Tobold's Blog
Tuesday, November 01, 2011
The Daedalus Project

There is a lot about MMORPGs that we don't know. Lots of arguments on blogs like this one, or on various other website or forums, are made based on anecdotal evidence at best. Look for example at the famous "if you play Horde, then you are an evil person" debate, which was based on a the reaction of a single 3-year old on seeing undead. Wouldn't it be better if we had broader statistical evidence on questions like what choice of avatar says about a person? Well, it turns out you can contribute to gathering that evidence. The most famous MMORPG statistician (not much of a title, I admit) Nick Yee is continuing work on his Daedalus Project. And you can participate. Fill out the survey, spread the word, and we will know more about questions like these.

Wow, that's a lot of comments on that survey page from people saying they don't play any more.

It's a shame his survey doesn't include ex-players and why they left. The results might settle one particular argument as to exactly why so many players appear to be leaving WoW.

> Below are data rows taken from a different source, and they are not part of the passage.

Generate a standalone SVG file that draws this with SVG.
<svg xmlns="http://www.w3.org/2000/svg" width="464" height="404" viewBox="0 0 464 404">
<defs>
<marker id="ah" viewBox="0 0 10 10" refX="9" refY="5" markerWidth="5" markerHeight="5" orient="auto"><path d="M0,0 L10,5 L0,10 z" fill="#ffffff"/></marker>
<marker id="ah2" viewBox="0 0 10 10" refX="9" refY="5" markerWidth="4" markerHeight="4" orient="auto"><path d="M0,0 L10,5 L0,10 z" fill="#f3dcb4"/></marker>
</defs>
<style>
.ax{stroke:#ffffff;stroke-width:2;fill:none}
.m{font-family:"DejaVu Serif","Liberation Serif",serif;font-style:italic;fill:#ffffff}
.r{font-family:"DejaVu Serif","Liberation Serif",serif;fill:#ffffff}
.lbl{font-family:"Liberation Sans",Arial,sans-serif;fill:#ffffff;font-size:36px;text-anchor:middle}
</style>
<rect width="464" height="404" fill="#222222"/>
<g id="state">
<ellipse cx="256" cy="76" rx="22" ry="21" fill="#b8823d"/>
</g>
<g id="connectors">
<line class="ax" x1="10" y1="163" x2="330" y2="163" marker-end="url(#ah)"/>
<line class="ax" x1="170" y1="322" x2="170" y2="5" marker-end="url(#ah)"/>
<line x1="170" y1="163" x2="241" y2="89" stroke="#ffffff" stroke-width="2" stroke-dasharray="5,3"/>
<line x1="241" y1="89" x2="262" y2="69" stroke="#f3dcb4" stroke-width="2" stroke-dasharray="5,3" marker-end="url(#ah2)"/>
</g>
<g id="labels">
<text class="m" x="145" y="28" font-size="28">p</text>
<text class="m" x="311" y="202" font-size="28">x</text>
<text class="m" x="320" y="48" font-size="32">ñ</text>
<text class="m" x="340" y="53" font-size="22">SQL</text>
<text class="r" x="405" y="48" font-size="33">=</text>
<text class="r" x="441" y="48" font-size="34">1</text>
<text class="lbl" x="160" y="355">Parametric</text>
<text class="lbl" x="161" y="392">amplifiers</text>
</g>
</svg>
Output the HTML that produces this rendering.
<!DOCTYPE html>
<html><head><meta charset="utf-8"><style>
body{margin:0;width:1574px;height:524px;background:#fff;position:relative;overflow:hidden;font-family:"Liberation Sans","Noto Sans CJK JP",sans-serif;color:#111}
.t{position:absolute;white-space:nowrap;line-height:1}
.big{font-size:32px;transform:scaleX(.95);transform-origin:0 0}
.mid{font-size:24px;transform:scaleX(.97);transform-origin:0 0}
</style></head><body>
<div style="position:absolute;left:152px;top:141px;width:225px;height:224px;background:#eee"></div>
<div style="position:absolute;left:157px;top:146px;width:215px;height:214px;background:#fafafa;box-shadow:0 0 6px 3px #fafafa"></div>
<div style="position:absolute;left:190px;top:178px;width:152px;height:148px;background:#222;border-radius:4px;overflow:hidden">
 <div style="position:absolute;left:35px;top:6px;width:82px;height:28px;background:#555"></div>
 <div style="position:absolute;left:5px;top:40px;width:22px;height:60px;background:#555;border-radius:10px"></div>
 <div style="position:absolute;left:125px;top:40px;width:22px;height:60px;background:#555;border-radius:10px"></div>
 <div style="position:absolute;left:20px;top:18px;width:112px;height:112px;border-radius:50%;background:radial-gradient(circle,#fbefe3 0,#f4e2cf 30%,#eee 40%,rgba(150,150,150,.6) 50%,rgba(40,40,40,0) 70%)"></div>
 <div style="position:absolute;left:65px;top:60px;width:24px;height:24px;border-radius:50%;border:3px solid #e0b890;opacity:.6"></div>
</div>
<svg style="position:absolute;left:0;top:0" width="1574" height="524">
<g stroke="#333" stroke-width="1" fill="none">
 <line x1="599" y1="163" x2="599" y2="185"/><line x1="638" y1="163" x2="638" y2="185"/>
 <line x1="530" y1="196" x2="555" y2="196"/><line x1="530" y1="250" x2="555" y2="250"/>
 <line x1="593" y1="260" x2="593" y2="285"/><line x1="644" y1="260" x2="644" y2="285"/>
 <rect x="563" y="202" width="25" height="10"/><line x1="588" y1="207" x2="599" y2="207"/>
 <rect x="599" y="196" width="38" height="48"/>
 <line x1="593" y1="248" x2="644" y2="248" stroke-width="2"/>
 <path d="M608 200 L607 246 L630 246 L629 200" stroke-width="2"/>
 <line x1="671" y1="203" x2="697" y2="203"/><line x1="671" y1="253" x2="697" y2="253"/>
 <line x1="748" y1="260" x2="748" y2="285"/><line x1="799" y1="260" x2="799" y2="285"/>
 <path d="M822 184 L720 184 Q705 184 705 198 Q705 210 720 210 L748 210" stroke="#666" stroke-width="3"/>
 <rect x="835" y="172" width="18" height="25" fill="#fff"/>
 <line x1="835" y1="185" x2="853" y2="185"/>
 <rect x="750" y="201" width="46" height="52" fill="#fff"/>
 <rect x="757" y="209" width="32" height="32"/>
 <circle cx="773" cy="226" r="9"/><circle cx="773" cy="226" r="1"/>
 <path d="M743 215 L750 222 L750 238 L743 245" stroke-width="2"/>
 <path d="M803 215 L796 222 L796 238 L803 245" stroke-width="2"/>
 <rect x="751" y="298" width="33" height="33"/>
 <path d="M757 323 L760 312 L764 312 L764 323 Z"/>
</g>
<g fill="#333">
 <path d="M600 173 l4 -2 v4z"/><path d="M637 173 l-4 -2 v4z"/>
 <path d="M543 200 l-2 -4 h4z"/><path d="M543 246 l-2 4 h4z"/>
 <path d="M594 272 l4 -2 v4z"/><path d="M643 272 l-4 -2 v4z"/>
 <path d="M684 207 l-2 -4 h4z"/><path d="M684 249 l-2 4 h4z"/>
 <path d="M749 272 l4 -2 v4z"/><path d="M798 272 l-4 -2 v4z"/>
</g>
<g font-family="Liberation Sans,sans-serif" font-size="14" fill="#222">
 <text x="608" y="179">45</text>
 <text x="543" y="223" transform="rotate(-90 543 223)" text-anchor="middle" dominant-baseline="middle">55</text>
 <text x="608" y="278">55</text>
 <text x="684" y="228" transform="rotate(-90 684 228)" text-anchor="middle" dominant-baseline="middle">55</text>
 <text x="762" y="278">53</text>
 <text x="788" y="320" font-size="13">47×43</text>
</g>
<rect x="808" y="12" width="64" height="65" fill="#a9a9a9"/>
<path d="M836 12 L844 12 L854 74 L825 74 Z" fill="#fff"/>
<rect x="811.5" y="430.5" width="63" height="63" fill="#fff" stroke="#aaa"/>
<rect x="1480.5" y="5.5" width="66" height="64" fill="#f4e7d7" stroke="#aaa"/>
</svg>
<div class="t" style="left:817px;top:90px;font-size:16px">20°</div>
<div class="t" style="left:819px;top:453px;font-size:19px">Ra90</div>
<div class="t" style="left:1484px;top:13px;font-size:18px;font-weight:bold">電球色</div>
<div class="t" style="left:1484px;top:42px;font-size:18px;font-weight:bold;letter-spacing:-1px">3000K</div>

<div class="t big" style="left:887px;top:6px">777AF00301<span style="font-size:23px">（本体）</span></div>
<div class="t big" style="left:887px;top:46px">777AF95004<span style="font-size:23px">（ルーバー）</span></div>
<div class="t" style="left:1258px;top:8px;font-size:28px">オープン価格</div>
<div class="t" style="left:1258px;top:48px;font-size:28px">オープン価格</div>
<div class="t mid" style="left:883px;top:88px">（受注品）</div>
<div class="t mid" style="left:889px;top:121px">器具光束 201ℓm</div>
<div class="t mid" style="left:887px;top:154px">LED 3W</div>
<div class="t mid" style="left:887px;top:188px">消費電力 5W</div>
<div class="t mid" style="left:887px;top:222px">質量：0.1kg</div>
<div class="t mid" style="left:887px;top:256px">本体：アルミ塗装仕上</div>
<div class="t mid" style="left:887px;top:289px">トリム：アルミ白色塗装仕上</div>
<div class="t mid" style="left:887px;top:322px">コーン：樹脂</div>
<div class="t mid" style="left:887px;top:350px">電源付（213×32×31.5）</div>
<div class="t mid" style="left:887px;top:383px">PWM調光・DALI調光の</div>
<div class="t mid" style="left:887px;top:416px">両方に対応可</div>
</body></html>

If anyone else is also interested in why players are leaving, I suggest leaving a comment over at his site asking him to consider extending his survey to include this. Maybe if there's enough interest he might consider it.
First reaction: this survey won't tell you anything about MMORPG players in general, only about WoW players since only active WoW players can participate. Which, incidentally, rules out Tobold.
Something to keep in mind: the survey is a self-selected sample, which automatically means that the results have exactly zero chance of being representative of the global population.
@gabbastorm: Looking at players leaving is definitely a good idea ...

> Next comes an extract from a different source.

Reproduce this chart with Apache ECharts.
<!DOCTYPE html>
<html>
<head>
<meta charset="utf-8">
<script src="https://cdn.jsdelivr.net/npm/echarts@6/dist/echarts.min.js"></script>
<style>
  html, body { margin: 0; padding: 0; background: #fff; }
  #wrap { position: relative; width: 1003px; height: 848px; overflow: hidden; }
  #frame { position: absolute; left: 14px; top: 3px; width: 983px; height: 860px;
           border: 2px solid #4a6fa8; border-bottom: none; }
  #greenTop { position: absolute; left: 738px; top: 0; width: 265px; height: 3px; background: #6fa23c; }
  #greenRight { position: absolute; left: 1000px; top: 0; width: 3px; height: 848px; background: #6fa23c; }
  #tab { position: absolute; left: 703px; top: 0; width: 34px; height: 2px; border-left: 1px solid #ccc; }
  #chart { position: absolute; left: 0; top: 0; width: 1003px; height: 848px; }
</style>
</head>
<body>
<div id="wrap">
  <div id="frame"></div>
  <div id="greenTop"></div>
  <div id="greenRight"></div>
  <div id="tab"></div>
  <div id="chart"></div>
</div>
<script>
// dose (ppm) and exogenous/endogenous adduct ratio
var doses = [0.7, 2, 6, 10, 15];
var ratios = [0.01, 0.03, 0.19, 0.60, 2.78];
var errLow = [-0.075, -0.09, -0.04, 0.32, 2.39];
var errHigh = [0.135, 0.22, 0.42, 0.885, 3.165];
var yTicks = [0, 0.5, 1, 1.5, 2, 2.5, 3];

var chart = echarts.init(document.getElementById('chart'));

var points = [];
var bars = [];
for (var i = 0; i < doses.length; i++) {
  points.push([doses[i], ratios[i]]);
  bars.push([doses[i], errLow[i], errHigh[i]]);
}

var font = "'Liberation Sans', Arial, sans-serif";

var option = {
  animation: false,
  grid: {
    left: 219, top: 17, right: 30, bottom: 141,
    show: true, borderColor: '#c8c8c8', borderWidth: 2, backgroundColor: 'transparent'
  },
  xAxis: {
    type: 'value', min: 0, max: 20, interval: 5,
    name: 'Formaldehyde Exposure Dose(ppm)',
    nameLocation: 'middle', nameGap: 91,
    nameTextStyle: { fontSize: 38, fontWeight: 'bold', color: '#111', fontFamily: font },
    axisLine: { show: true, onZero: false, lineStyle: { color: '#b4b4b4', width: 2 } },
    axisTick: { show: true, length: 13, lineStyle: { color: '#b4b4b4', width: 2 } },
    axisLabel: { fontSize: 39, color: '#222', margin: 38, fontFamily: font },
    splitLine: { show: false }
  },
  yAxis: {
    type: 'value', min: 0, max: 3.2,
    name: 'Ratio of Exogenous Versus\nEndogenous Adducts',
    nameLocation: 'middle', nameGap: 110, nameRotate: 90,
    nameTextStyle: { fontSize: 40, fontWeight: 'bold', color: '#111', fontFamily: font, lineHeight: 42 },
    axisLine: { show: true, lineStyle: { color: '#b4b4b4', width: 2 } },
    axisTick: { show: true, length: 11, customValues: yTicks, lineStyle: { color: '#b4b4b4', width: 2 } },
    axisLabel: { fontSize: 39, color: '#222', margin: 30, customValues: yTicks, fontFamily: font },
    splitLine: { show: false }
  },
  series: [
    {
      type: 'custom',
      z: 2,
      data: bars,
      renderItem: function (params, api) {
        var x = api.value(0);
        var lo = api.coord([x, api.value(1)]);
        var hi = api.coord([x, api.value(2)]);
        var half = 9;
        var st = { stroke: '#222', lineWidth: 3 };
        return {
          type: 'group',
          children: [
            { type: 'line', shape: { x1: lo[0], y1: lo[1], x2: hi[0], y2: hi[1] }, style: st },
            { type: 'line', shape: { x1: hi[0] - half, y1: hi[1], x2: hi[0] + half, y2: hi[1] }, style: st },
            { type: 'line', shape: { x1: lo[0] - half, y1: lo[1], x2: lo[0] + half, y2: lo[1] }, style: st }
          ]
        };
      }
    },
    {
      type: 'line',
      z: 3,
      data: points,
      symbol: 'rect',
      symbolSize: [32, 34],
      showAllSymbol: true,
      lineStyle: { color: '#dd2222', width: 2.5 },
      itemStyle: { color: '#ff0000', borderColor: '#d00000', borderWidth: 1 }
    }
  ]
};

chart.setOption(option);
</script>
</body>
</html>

@Mike: One of the primary reasons why we picked WoW is because Blizzard releases lots of public data on characters. For example, the Armory has over 3,500 variables per character. No other MMO comes close in terms of public behavioral data. Another reason is the broad localization around the world, which makes it possible to compare sizeable numbers of, say, EU vs US vs China WoW players. I'm not saying this to imply that this focus is perfect, but just to provide some of the background rationale on our design choice.

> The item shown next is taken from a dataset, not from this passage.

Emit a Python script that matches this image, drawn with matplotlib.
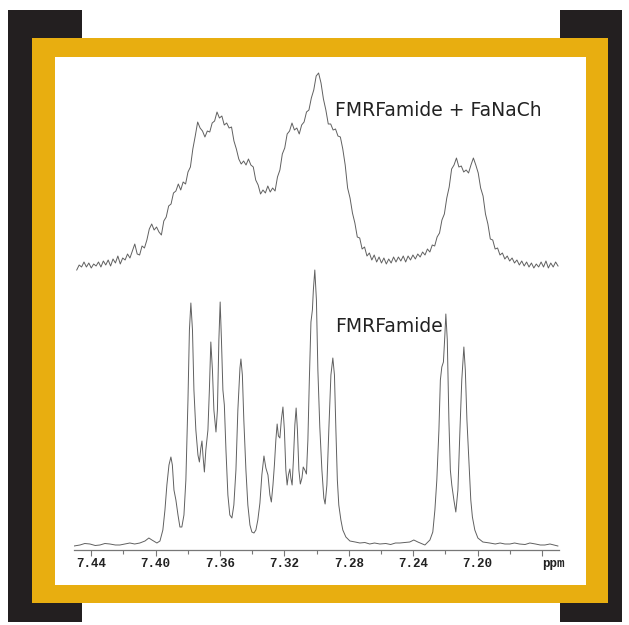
import numpy as np
import matplotlib
matplotlib.use('Agg')
import matplotlib.pyplot as plt
from matplotlib.patches import Rectangle

# lower trace: FMRFamide (ppm, intensity)
lower_ppm = [7.4507, 7.4470, 7.4440, 7.4408, 7.4375, 7.4346, 7.4315, 7.4284, 7.4250, 7.4222,
             7.4190, 7.4160, 7.4130, 7.4098, 7.4066, 7.4042, 7.4023, 7.3992, 7.3973, 7.3955,
             7.3942, 7.3930, 7.3917, 7.3905, 7.3896, 7.3886, 7.3874, 7.3861, 7.3849, 7.3837,
             7.3824, 7.3812, 7.3799, 7.3790, 7.3781, 7.3771, 7.3762, 7.3750, 7.3737, 7.3728,
             7.3719, 7.3712, 7.3706, 7.3697, 7.3688, 7.3675, 7.3666, 7.3657, 7.3647, 7.3638,
             7.3625, 7.3616, 7.3607, 7.3599, 7.3591, 7.3582, 7.3573, 7.3563, 7.3551, 7.3539,
             7.3526, 7.3514, 7.3501, 7.3489, 7.3476, 7.3470, 7.3461, 7.3452, 7.3439, 7.3427,
             7.3414, 7.3402, 7.3389, 7.3377, 7.3365, 7.3352, 7.3340, 7.3327, 7.3315, 7.3302,
             7.3290, 7.3281, 7.3271, 7.3262, 7.3253, 7.3245, 7.3237, 7.3228, 7.3219, 7.3209,
             7.3200, 7.3191, 7.3183, 7.3175, 7.3166, 7.3160, 7.3152, 7.3144, 7.3135, 7.3127,
             7.3119, 7.3110, 7.3101, 7.3091, 7.3083, 7.3073, 7.3063, 7.3054, 7.3045, 7.3035,
             7.3026, 7.3020, 7.3011, 7.3001, 7.2992, 7.2980, 7.2967, 7.2955, 7.2947, 7.2936,
             7.2924, 7.2911, 7.2899, 7.2889, 7.2880, 7.2871, 7.2862, 7.2849, 7.2837, 7.2818,
             7.2793, 7.2760, 7.2731, 7.2700, 7.2670, 7.2640, 7.2607, 7.2570, 7.2540, 7.2510,
             7.2483, 7.2450, 7.2421, 7.2396, 7.2371, 7.2327, 7.2296, 7.2278, 7.2265, 7.2253,
             7.2240, 7.2231, 7.2222, 7.2212, 7.2203, 7.2197, 7.2188, 7.2178, 7.2169, 7.2160,
             7.2147, 7.2135, 7.2122, 7.2110, 7.2098, 7.2085, 7.2076, 7.2066, 7.2054, 7.2042,
             7.2032, 7.2017, 7.1998, 7.1967, 7.1924, 7.1890, 7.1860, 7.1830, 7.1799, 7.1770,
             7.1740, 7.1705, 7.1675, 7.1640, 7.1610, 7.1582, 7.1550, 7.1501]
lower_int = [-1, 0, 1.5, 1, -0.5, 0, 1.5, 1, 0, 0,
             1, 2, 1, 2, 4, 7, 5, 2, 4, 15,
             35, 60, 80, 88, 80, 55, 45, 30, 18, 18,
             30, 65, 145, 215, 242, 215, 155, 115, 90, 83,
             97, 104, 90, 73, 95, 115, 155, 203, 175, 135,
             113, 135, 205, 243, 205, 155, 140, 95, 50, 30,
             27, 40, 75, 135, 177, 186, 170, 125, 75, 40,
             20, 13, 12, 15, 25, 42, 70, 89, 77, 70,
             50, 43, 60, 80, 105, 121, 109, 107, 125, 138,
             115, 75, 60, 70, 76, 67, 60, 85, 120, 137,
             115, 75, 61, 67, 78, 75, 71, 105, 165, 223,
             235, 255, 275, 245, 175, 118, 75, 47, 41, 60,
             115, 170, 187, 170, 115, 65, 40, 25, 15, 8,
             4, 3, 2, 2.5, 1, 2, 1, 1.5, 0.5, 2,
             2, 2.5, 3, 5, 3, 0, 5, 13, 35, 65,
             115, 165, 178, 183, 210, 231, 205, 125, 75, 60,
             45, 33, 55, 112, 165, 198, 175, 125, 85, 45,
             28, 15, 7, 3, 2, 1, 2, 1, 1, 2,
             1, 0.5, 2, 1, 0, 0, 1, -1]

# upper trace: FMRFamide + FaNaCh, sampled evenly from 7.449 to 7.150 ppm
upper_int = [-2, 3, 1, 6, 1, 5, 0, 4, 2, 6,
             1, 7, 3, 8, 2, 9, 5, 12, 4, 10,
             8, 14, 10, 17, 24, 14, 13, 22, 20, 28,
             39, 44, 38, 41, 36, 33, 47, 51, 62, 64,
             75, 77, 84, 78, 86, 84, 96, 101, 119, 132,
             146, 140, 137, 131, 137, 136, 145, 147, 156, 150,
             152, 143, 145, 140, 141, 127, 119, 109, 104, 107,
             103, 109, 103, 101, 88, 83, 74, 78, 75, 82,
             76, 80, 77, 91, 98, 114, 120, 134, 137, 145,
             138, 140, 134, 143, 146, 156, 158, 170, 178, 192,
             195, 185, 169, 158, 144, 144, 138, 139, 132, 131,
             119, 103, 80, 70, 55, 45, 31, 30, 19, 21,
             12, 15, 8, 13, 6, 11, 5, 10, 4, 9,
             5, 11, 6, 11, 7, 12, 6, 12, 8, 13,
             9, 14, 11, 16, 13, 19, 16, 23, 22, 31,
             35, 48, 54, 70, 81, 99, 103, 110, 101, 102,
             96, 98, 95, 103, 110, 103, 95, 80, 72, 54,
             44, 29, 28, 19, 20, 13, 15, 9, 12, 7,
             10, 5, 8, 3, 7, 2, 6, 1, 5, 0,
             4, 1, 6, 1, 7, 0, 5, 1, 6, 2]
upper_offset = 277

tick_vals = [7.44, 7.40, 7.36, 7.32, 7.28, 7.24, 7.20, 7.16]
tick_labels = ['7.44', '7.40', '7.36', '7.32', '7.28', '7.24', '7.20', 'ppm']
minor_vals = [7.42, 7.38, 7.34, 7.30, 7.26, 7.22, 7.18]

W, H = 629, 625
fig = plt.figure(figsize=(W / 100, H / 100), dpi=100)
fig.set_facecolor('white')

def px_rect(x0, y0, x1, y1, color):
    # pixel box (top-left origin) -> figure rectangle
    r = Rectangle((x0 / W, 1 - y1 / H), (x1 - x0) / W, (y1 - y0) / H,
                  transform=fig.transFigure, facecolor=color, edgecolor='none', zorder=0)
    fig.add_artist(r)

black = '#231f20'
gold = '#e8ae10'
px_rect(8, 10, 82, 622, black)
px_rect(560, 10, 622, 622, black)
px_rect(32, 38, 608, 603, gold)
px_rect(55, 57, 586, 585, 'white')

ax = fig.add_axes([74 / W, 75 / H, 485 / W, 490 / H])
ax.set_zorder(5)
ax.patch.set_visible(False)

upper_ppm = np.linspace(7.449, 7.150, len(upper_int))
line_col = '#606060'
ax.plot(lower_ppm, lower_int, color=line_col, lw=0.7)
ax.plot(upper_ppm, np.array(upper_int) + upper_offset, color=line_col, lw=0.7)

ax.set_xlim(7.4507, 7.1494)
ax.set_ylim(-5, 485)

for s in ['top', 'left', 'right']:
    ax.spines[s].set_visible(False)
ax.spines['bottom'].set_color('#777777')
ax.spines['bottom'].set_linewidth(0.9)
ax.set_yticks([])
ax.set_xticks(tick_vals)
ax.set_xticklabels(tick_labels, family='Liberation Mono', fontweight='bold',
                   fontsize=9, color='#222222')
ax.get_xticklabels()[-1].set_ha('left')
ax.set_xticks(minor_vals, minor=True)
ax.tick_params(axis='x', which='major', direction='out', length=4, width=0.8,
               color='#777777', pad=2)
ax.tick_params(axis='x', which='minor', direction='out', length=3, width=0.8,
               color='#777777')

ax.text(7.2886, 429, 'FMRFamide + FaNaCh', fontsize=13.5, color='#222222',
        ha='left', va='baseline')
ax.text(7.2886, 213, 'FMRFamide', fontsize=13.5, color='#222222',
        ha='left', va='baseline')

fig.savefig('out.png', dpi=100)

@Helistar: I've addressed some sampling issues elsewhere (, but the short story is that so much research has been done with WoW players using a variety of methods--including randomly-sampled server-side research, that it is now possible to understand, triangulate, and correct these skews. Also, it bears to keep in mind that the scientific method is a gradual, cumulative process. Seldom does any one study provide a definitive answer, but over time, consistent patterns and trends across games, genres, and cultures do emerge. This has also been the case with MMO research. When multiple studies using different samples and different methods lead to the same findings, we become more certain of these findings over time.

Wherever you have human participants, you run into a self-selection problem because we can't coerce people to participate in studies. But just because a method isn't perfect doesn't mean we should ignore the research question altogether.
I love MMO research. I tried to write a paper on EQ in Sociology 10 years ago but was told it isn't a valid topic. Wish I had done it anyways.

I think some enteries for ex wow players would be good but I would be careful with what options are available as most people hate everything about a MMO after they stop playing it.
"Only individuals aged 18 or above and are not currently incarcerated are eligible to participate in this study."

I wasn't aware they allowed people to play WoW while in prison...
I find it interesting that the study wants to do regular follow-ups for twelve months. I wonder how many people will actually continue playing throughout that entire time?